Si può senz’altro concordare con Gian Ruggero Manzoni, secondo il quale la poesia di Francesco Terzago si connota per la dinamica ossimorica di una «presenza-assenza» volta alla messa in scena di figure recuperate a una memoria insieme individuale e storica, secondo una modalità anche teatrale: «Mia nonna mi chiamava tesoro, lipscén/ diceva e mi appoggiava una mano sulla testa/ e mi diceva che era stanca. Vedi lipscén le stelle/ che sono sopra di noi, il cielo, – l’universo che/ non ha confini pensa – a tutte le cose che ci sono/ dentro pensa agli anni che ci separano e pensa/ a quante persone, in questo preciso momento,/ ed è possibile che sia così».

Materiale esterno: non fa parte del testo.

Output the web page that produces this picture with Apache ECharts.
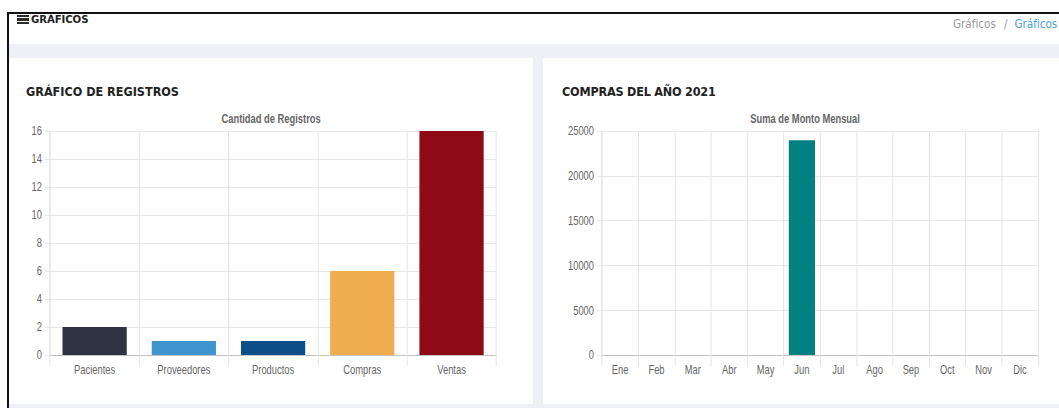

Chiudono l’antologia alcuni testi selezionati da L’estraneo bilanciato (Stampa, 2009), l’ultima raccolta pubblicata di Matteo Zattoni (1980), tra gli autori senza dubbio più maturi della sua generazione, in virtù di uno stile ben calibrato e di una materia poetica mossa da intenti conoscitivi. Attraverso una ricezione attenta della lezione dei grandi poeti del secondo Novecento, la scrittura poetica è investita di una valenza etica, oltre che estetica, riconquistando così la sua originaria funzione sociale. Quella di Zattoni è poesia «in uno stato di attesa» – come scrive nella sua densa introduzione Alberto Casadei – , sospesa in precario equilibrio sul filo dell’esistente. Una situazione ben riflessa da alcuni versi di Trapezisti: «c’è sempre qualcuno che rinuncia a qualcosa/ di certo, alla tranquillità di una casa/ per inventarsi un equilibrio nuovo/ io guardo e non guardo, poi l’applauso/ sorrido; loro non cadono».

A chiusura di questa panoramica, ecco un invito finale: lasciamole sedimentare, allora, queste voci, concediamo loro il tempo – e gli spazi – per tornare a parlarci, prima di sottoporle a nuova e più onesta verifica.